Data shown -
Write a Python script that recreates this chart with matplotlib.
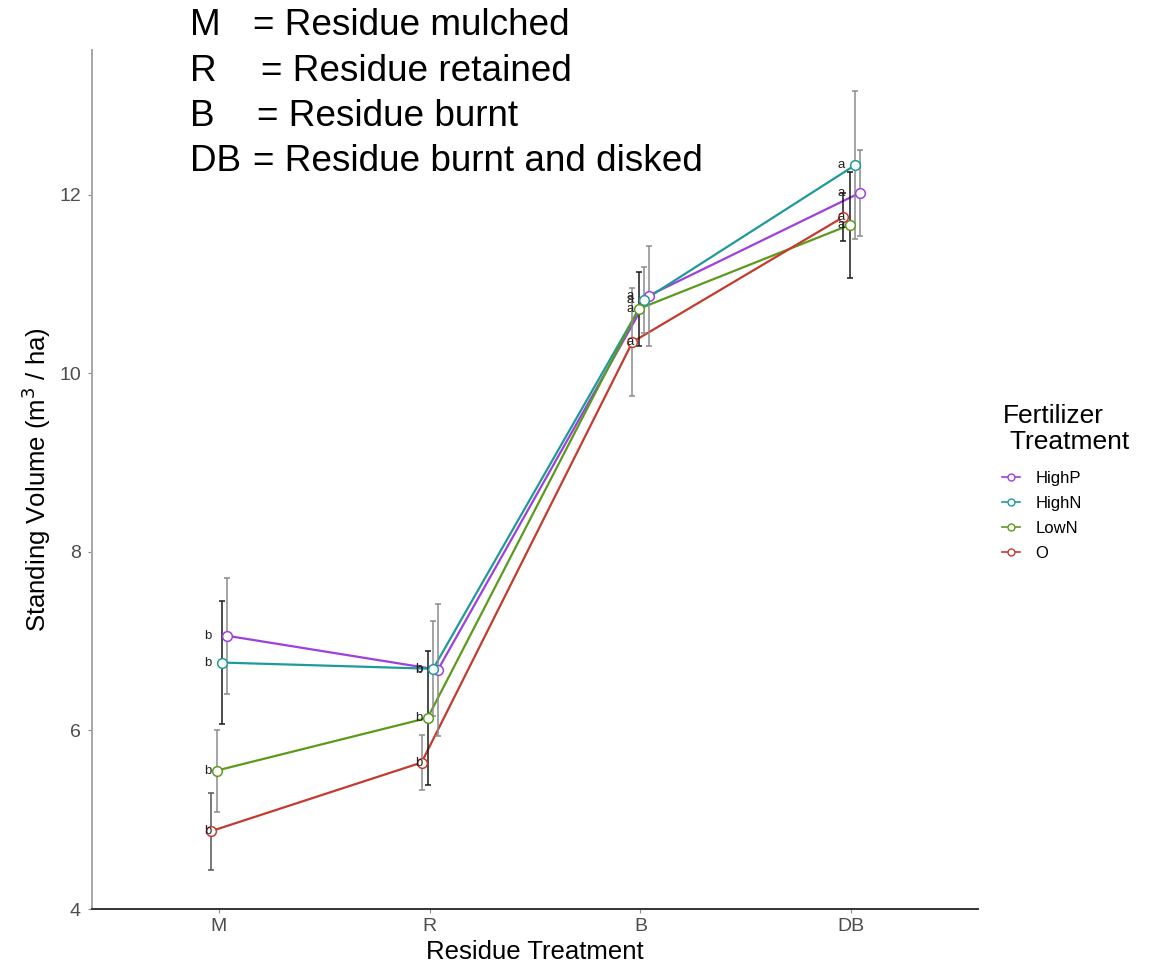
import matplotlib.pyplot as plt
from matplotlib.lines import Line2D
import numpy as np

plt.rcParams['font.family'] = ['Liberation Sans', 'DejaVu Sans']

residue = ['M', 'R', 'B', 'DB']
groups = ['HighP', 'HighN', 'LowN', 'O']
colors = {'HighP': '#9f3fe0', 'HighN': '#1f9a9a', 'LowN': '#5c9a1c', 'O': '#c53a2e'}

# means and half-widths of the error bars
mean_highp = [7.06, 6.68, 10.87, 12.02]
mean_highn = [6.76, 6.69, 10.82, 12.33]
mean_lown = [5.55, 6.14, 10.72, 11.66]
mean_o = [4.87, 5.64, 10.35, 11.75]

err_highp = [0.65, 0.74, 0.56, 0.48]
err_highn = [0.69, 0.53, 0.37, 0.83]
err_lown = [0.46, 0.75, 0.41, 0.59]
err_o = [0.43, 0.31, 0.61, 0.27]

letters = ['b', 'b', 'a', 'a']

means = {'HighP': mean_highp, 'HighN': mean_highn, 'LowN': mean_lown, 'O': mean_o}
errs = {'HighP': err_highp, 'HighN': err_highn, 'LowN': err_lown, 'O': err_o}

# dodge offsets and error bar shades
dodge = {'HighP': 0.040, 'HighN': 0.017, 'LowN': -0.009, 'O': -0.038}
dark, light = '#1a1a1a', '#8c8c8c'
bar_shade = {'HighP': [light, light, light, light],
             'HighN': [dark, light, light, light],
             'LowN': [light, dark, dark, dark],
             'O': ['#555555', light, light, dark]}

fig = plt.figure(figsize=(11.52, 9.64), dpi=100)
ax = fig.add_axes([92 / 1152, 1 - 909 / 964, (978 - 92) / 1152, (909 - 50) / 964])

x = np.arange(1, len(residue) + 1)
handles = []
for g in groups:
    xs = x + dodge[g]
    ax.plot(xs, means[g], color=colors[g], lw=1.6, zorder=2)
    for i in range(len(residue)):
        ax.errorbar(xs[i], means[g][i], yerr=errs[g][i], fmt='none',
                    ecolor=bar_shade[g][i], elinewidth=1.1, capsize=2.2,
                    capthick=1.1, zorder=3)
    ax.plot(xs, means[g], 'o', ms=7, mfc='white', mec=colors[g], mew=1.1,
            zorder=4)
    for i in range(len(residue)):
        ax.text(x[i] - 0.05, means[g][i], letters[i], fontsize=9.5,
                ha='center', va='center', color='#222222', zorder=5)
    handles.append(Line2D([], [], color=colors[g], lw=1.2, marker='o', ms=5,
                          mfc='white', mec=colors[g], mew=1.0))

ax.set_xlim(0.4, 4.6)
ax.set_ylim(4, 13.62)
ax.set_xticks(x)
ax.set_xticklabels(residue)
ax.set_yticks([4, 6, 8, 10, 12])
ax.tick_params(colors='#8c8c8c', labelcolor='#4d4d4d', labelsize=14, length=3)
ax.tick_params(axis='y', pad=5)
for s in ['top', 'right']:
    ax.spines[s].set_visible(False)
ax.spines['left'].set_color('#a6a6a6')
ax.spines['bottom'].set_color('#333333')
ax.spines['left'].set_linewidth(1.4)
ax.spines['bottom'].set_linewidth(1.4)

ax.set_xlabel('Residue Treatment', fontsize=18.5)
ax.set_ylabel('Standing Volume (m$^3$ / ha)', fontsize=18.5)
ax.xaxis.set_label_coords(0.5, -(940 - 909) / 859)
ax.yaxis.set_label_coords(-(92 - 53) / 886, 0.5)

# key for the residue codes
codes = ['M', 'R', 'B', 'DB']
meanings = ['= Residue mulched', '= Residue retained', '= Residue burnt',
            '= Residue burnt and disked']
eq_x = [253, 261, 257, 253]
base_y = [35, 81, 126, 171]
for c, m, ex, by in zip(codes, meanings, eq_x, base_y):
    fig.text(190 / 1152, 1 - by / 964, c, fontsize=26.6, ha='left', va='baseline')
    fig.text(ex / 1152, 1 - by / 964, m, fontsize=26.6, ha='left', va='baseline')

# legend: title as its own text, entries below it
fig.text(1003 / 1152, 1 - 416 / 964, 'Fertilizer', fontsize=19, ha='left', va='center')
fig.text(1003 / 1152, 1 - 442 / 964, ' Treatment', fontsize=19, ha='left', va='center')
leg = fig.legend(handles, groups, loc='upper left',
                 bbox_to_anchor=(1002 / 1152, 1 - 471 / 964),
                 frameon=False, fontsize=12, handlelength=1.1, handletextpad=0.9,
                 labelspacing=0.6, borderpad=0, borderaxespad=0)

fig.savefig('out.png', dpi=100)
* * *
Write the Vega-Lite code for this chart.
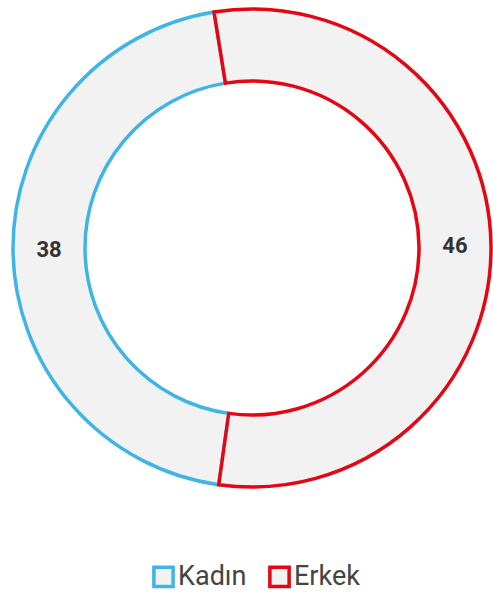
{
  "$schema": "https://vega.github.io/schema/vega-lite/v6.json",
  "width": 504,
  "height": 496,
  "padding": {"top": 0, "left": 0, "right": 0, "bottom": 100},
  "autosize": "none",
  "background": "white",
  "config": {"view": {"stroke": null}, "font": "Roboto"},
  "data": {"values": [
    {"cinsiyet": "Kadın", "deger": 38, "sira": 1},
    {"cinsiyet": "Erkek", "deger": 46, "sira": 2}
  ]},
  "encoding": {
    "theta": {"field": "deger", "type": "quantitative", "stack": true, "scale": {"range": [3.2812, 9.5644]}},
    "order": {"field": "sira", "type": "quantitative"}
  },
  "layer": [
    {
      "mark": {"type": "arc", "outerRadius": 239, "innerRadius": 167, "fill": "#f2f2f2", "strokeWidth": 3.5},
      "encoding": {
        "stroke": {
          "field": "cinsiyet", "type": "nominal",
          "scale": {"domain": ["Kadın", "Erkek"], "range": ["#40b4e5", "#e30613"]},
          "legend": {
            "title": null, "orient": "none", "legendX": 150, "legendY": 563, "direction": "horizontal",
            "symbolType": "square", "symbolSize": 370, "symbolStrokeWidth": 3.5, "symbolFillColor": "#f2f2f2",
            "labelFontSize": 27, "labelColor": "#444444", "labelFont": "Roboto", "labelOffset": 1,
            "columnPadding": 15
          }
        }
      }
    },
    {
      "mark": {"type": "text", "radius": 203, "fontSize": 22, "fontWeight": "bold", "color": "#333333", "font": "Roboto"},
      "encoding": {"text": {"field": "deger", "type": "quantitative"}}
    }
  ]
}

Exercise prompt - Pull every line containing "chart" out of the data above.

Answer to this problem -
Write a Python script that recreates this chart with matplotlib.
Write the Vega-Lite code for this chart.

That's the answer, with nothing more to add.